To those people, I offer this morning a choice of problems. You could either work out an understanding that would keep the people who find out that I teach a collection of Bible studies from flinching and hurrying to change the subject. That’s one. That’s the Mission Impossible version.

The other is to think of something else to call them. I am working on an acronym of sorts. I have gotten as far as ANERT (hence the title, as if this faux adjective were kin to a faux noun). As far as I have it so far, this would mean Ancient Near Eastern Religious Texts. It would be much more useful, of course, if I could come up with a different first letter: I am thinking of an I. That would open up all kinds of playful possibilities.

But I can’t think of an appropriate word beginning with I. It’s pathetic, really.

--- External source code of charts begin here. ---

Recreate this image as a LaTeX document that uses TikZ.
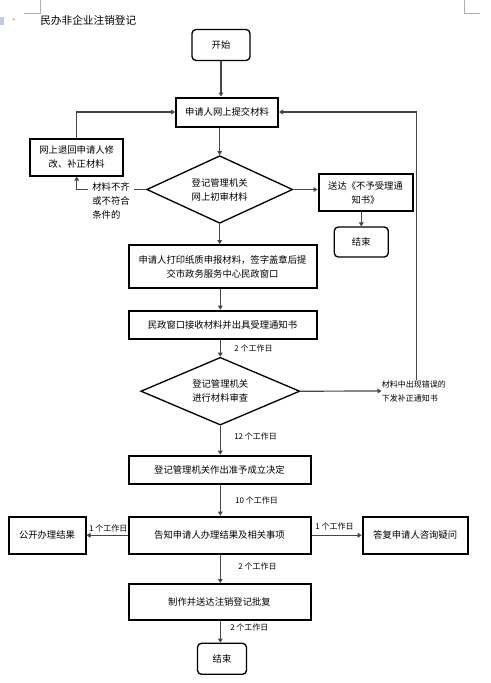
\documentclass[tikz,border=0pt]{standalone}
\usepackage{fontspec}
\setmainfont{Noto Sans CJK SC}
\usetikzlibrary{positioning,
        shapes.geometric,
        arrows.meta}
\usepackage{xcolor}
\definecolor{linegray}{RGB}{70,70,70}
\definecolor{markgray}{RGB}{175,175,175}
\definecolor{iconblue}{RGB}{190,205,225}

\begin{document}
\begin{tikzpicture}[x=0.75pt,y=-0.75pt,
        box/.style={draw,line width=1.5pt,align=center,inner sep=0pt,
                font=\fontsize{7pt}{10.5pt}\selectfont},
        rbox/.style={draw,line width=1pt,rounded corners=3pt,align=center,inner sep=0pt,
                font=\fontsize{7pt}{10.5pt}\selectfont},
        dia/.style={diamond,draw,line width=1pt,aspect=2.2,align=center,inner sep=0pt,
                font=\fontsize{7pt}{10.5pt}\selectfont},
        arr/.style={draw=linegray,line width=0.9pt,-{Triangle[length=3pt,width=3.5pt]}},
        lbl/.style={font=\fontsize{6pt}{10.5pt}\selectfont,inner sep=0pt,align=left},
        cond/.style={font=\fontsize{7pt}{10.5pt}\selectfont,align=left,fill=white,
                inner xsep=3pt,inner ysep=0.75pt}]
        \useasboundingbox (0,0) rectangle (490,683);
        % page marks and paste icon
        \draw[markgray,line width=0.6pt] (40,0) -- (40,13) -- (24,13);
        \draw[markgray,line width=0.6pt] (464,0) -- (464,13) -- (480,13);
        \fill[iconblue] (0,17) rectangle (4,25);
        \fill[markgray] (12,18.5) -- (15.5,18.5) -- (13.75,20.5) -- cycle;
        \node [anchor=west,inner sep=0pt,font=\fontsize{8pt}{10pt}\selectfont] (title) at (40,20.7) {民办非企业注销登记};

        \node [rbox,minimum width=43.5pt,minimum height=23.25pt] (start) at (221,45) {开始};
        \node [box,minimum width=76.5pt,minimum height=21.75pt] (submit) at (227,112) {申请人网上提交材料};
        \node [box,minimum width=69.75pt,minimum height=27.5pt] (back) at (76.7,157.3) {网上退回申请人修\\改、补正材料};
        \node [dia,minimum width=109.5pt,minimum height=50.7pt] (check1) at (219.7,189.5) {登记管理机关\\网上初审材料};
        \node [box,minimum width=70.5pt,minimum height=27.5pt] (reject) at (365.5,192.7) {送达《不予受理通\\知书》};
        \node [rbox,minimum width=40.5pt,minimum height=22.5pt] (end1) at (361.3,242) {结束};
        \node [box,minimum width=141pt,minimum height=32.5pt] (print) at (222.5,266.7) {申请人打印纸质申报材料，签字盖章后提\\交市政务服务中心民政窗口};
        \node [box,minimum width=141pt,minimum height=21.45pt] (accept) at (222.5,325) {民政窗口接收材料并出具受理通知书};
        \node [dia,minimum width=119.25pt,minimum height=50.8pt] (check2) at (220.3,391.2) {登记管理机关\\进行材料审查};
        \node [box,minimum width=136.5pt,minimum height=21.45pt] (decide) at (219.5,470) {登记管理机关作出准予成立决定};
        \node [box,minimum width=136.5pt,minimum height=28pt] (notify) at (219.5,535.3) {告知申请人办理结果及相关事项};
        \node [box,minimum width=57.75pt,minimum height=28pt] (publish) at (47,535.3) {公开办理结果};
        \node [box,minimum width=78.75pt,minimum height=28pt] (reply) at (415.2,535.3) {答复申请人咨询疑问};
        \node [box,minimum width=136.5pt,minimum height=27pt] (issue) at (219.5,602) {制作并送达注销登记批复};
        \node [rbox,minimum width=36.75pt,minimum height=23.25pt] (end2) at (222,658.8) {结束};

        \node [lbl,anchor=west] (err) at (381.5,391) {材料中出现错误的\\下发补正通知书};
        \coordinate (turnR) at (416.7,112);

        \draw [arr] (start.south) -- (start.south |- submit.north);
        \draw [arr] (submit.south -| check1.north) -- (check1.north);
        \draw [arr] (check1.east) -- (check1.east -| reject.west);
        \draw [arr] (reject.south -| end1.north) -- (end1.north);
        \draw [arr] (check1.west) -- (back.south |- check1.west) -- (back.south);
        \draw [arr] (back.north) -- (back.north |- submit.west) -- (submit.west);
        \draw [arr] (check1.south) -- (check1.south |- print.north);
        \draw [arr] (print.south -| check2.north) -- (accept.north -| check2.north);
        \draw [arr] (accept.south -| check2.north) -- (check2.north);
        \draw [arr] (check2.east) -- (err.west);
        \draw [arr] (err.north -| turnR) -- (turnR) -- (submit.east);
        \draw [arr] (check2.south) -- (check2.south |- decide.north);
        \draw [arr] (decide.south -| check2.south) -- (notify.north -| check2.south);
        \draw [arr] (notify.west) -- (publish.east);
        \draw [arr] (notify.east) -- (reply.west);
        \draw [arr] (notify.south -| check2.south) -- (issue.north -| check2.south);
        \draw [arr] (issue.south -| check2.south) -- (end2.north -| check2.south);

        \node [cond] (lack) at (111,201) {材料不齐\\或不符合\\条件的};
        \node [lbl,anchor=west] (d1) at (234,348.3) {2 个工作日};
        \node [lbl,anchor=west] (d2) at (234,436.7) {12 个工作日};
        \node [lbl,anchor=west] (d3) at (235,500.7) {10 个工作日};
        \node [lbl,anchor=east] (d4) at (127.7,528.3) {1 个工作日};
        \node [lbl,anchor=west] (d5) at (315,526.7) {1 个工作日};
        \node [lbl,anchor=west] (d6) at (238,566.7) {2 个工作日};
        \node [lbl,anchor=west] (d7) at (230,627.7) {2 个工作日};
\end{tikzpicture}
\end{document}
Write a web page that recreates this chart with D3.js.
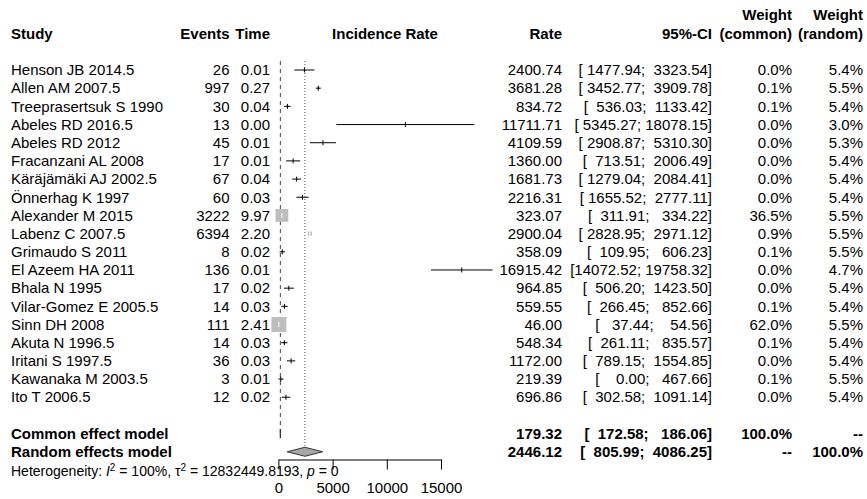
<!DOCTYPE html>
<html lang="en">
<head>
    <meta charset="UTF-8">
    <title>Forest plot - incidence rate</title>
    <script src="https://d3js.org/d3.v7.min.js"></script>
    <style>
        body { margin: 0; background: #fff; }
        svg text { font-family: "Liberation Sans", Arial, Helvetica, sans-serif; white-space: pre; }
    </style>
</head>
<body>
    <div id="chart"></div>
    <script>
        const studies = ["Henson JB 2014.5", "Allen AM 2007.5", "Treeprasertsuk S 1990", "Abeles RD 2016.5",
            "Abeles RD 2012", "Fracanzani AL 2008", "Käräjämäki AJ 2002.5", "Önnerhag K 1997",
            "Alexander M 2015", "Labenz C 2007.5", "Grimaudo S 2011", "El Azeem HA 2011", "Bhala N 1995",
            "Vilar-Gomez E 2005.5", "Sinn DH 2008", "Akuta N 1996.5", "Iritani S 1997.5",
            "Kawanaka M 2003.5", "Ito T 2006.5"];
        const events = [26, 997, 30, 13, 45, 17, 67, 60, 3222, 6394, 8, 136, 17, 14, 111, 14, 36, 3, 12];
        const times = ["0.01", "0.27", "0.04", "0.00", "0.01", "0.01", "0.04", "0.03", "9.97", "2.20",
            "0.02", "0.01", "0.02", "0.03", "2.41", "0.03", "0.03", "0.01", "0.02"];
        const rates = [2400.74, 3681.28, 834.72, 11711.71, 4109.59, 1360.00, 1681.73, 2216.31, 323.07, 2900.04,
            358.09, 16915.42, 964.85, 559.55, 46.00, 548.34, 1172.00, 219.39, 696.86];
        const lower = [1477.94, 3452.77, 536.03, 5345.27, 2908.87, 713.51, 1279.04, 1655.52, 311.91, 2828.95,
            109.95, 14072.52, 506.20, 266.45, 37.44, 261.11, 789.15, 0.00, 302.58];
        const upper = [3323.54, 3909.78, 1133.42, 18078.15, 5310.30, 2006.49, 2084.41, 2777.11, 334.22, 2971.12,
            606.23, 19758.32, 1423.50, 852.66, 54.56, 835.57, 1554.85, 467.66, 1091.14];
        const wCommon = [0.0, 0.1, 0.1, 0.0, 0.0, 0.0, 0.0, 0.0, 36.5, 0.9, 0.1, 0.0, 0.0, 0.1, 62.0, 0.1, 0.0, 0.1, 0.0];
        const wRandom = [5.4, 5.5, 5.4, 3.0, 5.3, 5.4, 5.4, 5.4, 5.5, 5.5, 5.5, 4.7, 5.4, 5.4, 5.5, 5.4, 5.4, 5.5, 5.4];

        const models = ["Common effect model", "Random effects model"];
        const modelRate = [179.32, 2446.12];
        const modelLower = [172.58, 805.99];
        const modelUpper = [186.06, 4086.25];
        const modelWCommon = ["100.0%", "--"];
        const modelWRandom = ["--", "100.0%"];

        const axisTicks = [0, 5000, 10000, 15000];
        const heterogeneity = { i2: "100%", tau2: "12832449.8193", p: "0" };

        const width = 867, height = 499;
        const fs = 15;
        const y0 = 70, dy = 18.18;
        const rowY = i => y0 + i * dy;

        const x = d3.scaleLinear().domain([0, 15000]).range([278.4, 441]);
        const box = d3.scalePow().exponent(0.3).domain([0, 62]).range([0, 15]);

        const svg = d3.select("#chart").append("svg")
            .attr("width", width)
            .attr("height", height)
            .attr("viewBox", [0, 0, width, height]);

        function txt(xp, yp, s, anchor, bold, size) {
            return svg.append("text")
                .attr("x", xp).attr("y", yp).attr("dy", "0.35em")
                .attr("text-anchor", anchor || "start")
                .attr("font-size", size || fs)
                .attr("font-weight", bold ? "bold" : "normal")
                .attr("fill", "#000")
                .text(s);
        }

        const pad = (v, n) => v.toFixed(2).padStart(n, " ");
        const ci = (l, u, n) => "[" + pad(l, n) + "; " + pad(u, n) + "]";

        // column positions (right edges)
        const colEvents = 229.5, colTime = 270, colRate = 562, colCI = 712, colWC = 792, colWR = 863;

        // header
        txt(11, 34, "Study", "start", true);
        txt(colEvents, 34, "Events", "end", true);
        txt(colTime, 34, "Time", "end", true);
        txt(385, 34, "Incidence Rate", "middle", true);
        txt(colRate, 34, "Rate", "end", true);
        txt(colCI, 34, "95%-CI", "end", true);
        txt(colWC, 15, "Weight", "end", true);
        txt(colWC, 34, "(common)", "end", true);
        txt(colWR, 15, "Weight", "end", true);
        txt(colWR, 34, "(random)", "end", true);

        // reference lines
        svg.append("line")
            .attr("x1", x(modelRate[0])).attr("x2", x(modelRate[0]))
            .attr("y1", rowY(0) - 9).attr("y2", rowY(20))
            .attr("stroke", "#444").attr("stroke-dasharray", "4,4");
        svg.append("line")
            .attr("x1", x(modelRate[1])).attr("x2", x(modelRate[1]))
            .attr("y1", rowY(0) - 9).attr("y2", rowY(21) - 5)
            .attr("stroke", "#555").attr("stroke-dasharray", "1,2");

        // study rows
        studies.forEach((s, i) => {
            const y = rowY(i);
            txt(11, y, s);
            txt(colEvents, y, String(events[i]), "end");
            txt(colTime, y, times[i], "end");
            txt(colRate, y, rates[i].toFixed(2), "end");
            txt(colCI, y, ci(lower[i], upper[i], 8), "end");
            txt(colWC, y, wCommon[i].toFixed(1) + "%", "end");
            txt(colWR, y, wRandom[i].toFixed(1) + "%", "end");

            const side = box(wCommon[i]);
            const xl = x(lower[i]), xu = x(upper[i]), xm = x(rates[i]);
            const inside = side > 0 && xl >= xm - side / 2 && xu <= xm + side / 2;
            if (side > 0) {
                svg.append("rect")
                    .attr("x", xm - side / 2).attr("y", y - side / 2)
                    .attr("width", side).attr("height", side)
                    .attr("fill", "#bebebe");
            }
            const col = inside ? "#fff" : "#000";
            svg.append("line")
                .attr("x1", xl).attr("x2", xu).attr("y1", y).attr("y2", y)
                .attr("stroke", col).attr("stroke-width", 1);
            svg.append("line")
                .attr("x1", xm).attr("x2", xm).attr("y1", y - 2.5).attr("y2", y + 2.5)
                .attr("stroke", col).attr("stroke-width", 1);
        });

        // summary rows
        models.forEach((m, k) => {
            const y = rowY(20 + k);
            txt(11, y, m, "start", true);
            txt(colRate, y, modelRate[k].toFixed(2), "end", true);
            txt(colCI, y, ci(modelLower[k], modelUpper[k], 8), "end", true);
            txt(colWC, y, modelWCommon[k], "end", true);
            txt(colWR, y, modelWRandom[k], "end", true);
            const h = 4.5;
            svg.append("polygon")
                .attr("points", [
                    [x(modelLower[k]), y], [x(modelRate[k]), y - h],
                    [x(modelUpper[k]), y], [x(modelRate[k]), y + h]
                ].map(p => p.join(",")).join(" "))
                .attr("fill", "#a6a6a6").attr("stroke", "#333").attr("stroke-width", 1);
        });

        // x axis
        const axisG = svg.append("g")
            .attr("transform", "translate(0,459.5)")
            .call(d3.axisBottom(x).tickValues(axisTicks).tickSize(10).tickSizeOuter(0).tickPadding(13)
                .tickFormat(d3.format("d")));
        axisG.select(".domain").attr("stroke", "#000");
        axisG.selectAll(".tick line").attr("stroke", "#000");
        axisG.selectAll(".tick text")
            .attr("font-size", fs).attr("fill", "#000")
            .attr("font-family", "Liberation Sans, Arial, sans-serif");

        // heterogeneity
        const het = svg.append("text")
            .attr("x", 11).attr("y", rowY(22) + 1.5).attr("dy", "0.35em")
            .attr("font-size", 14).attr("fill", "#000");
        het.append("tspan").text("Heterogeneity: ");
        het.append("tspan").attr("font-style", "italic").text("I");
        het.append("tspan").attr("baseline-shift", "super").attr("font-size", 10).text("2");
        het.append("tspan").text(" = " + heterogeneity.i2 + ", τ");
        het.append("tspan").attr("baseline-shift", "super").attr("font-size", 10).text("2");
        het.append("tspan").text(" = " + heterogeneity.tau2 + ", ");
        het.append("tspan").attr("font-style", "italic").text("p");
        het.append("tspan").text(" = " + heterogeneity.p);
    </script>
</body>
</html>
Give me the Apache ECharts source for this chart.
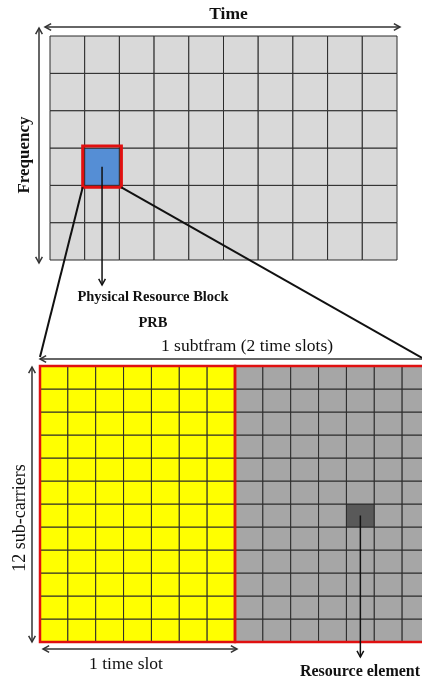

And that is the reason I keep drifting back to the first problem. I don’t mind calling these gatherings of friends and colleagues “Bible studies.” In fact, of the three I teach, one of them is a part of a church and I don’t get as much of a flinch there as elsewhere. But even in church, the difficulty is not what we do when we meet, it is what the expression “Bible study” calls up to the people who hear it.

It reminds me very much of a cartoon I once saw in which two guys are waiting for a bus. One is wearing a tee shirt that says LET’S TALK ABOUT JESUS. “Oh no,” he says to the other guy. “I’m not really religious. But this guarantees that I will have a seat to myself.”

In fact, the two Bible studies I teach that are not associated with a church are secular studies.[1] They are not more than studies of ancient Near Eastern religious texts except that all the texts come from the Old Testament or the New Testament. Let me illustrate. The three I am teaching or preparing to teach are: a) Foundational Myths, b) Mark and Matthew, and c) Post-exilic Politics.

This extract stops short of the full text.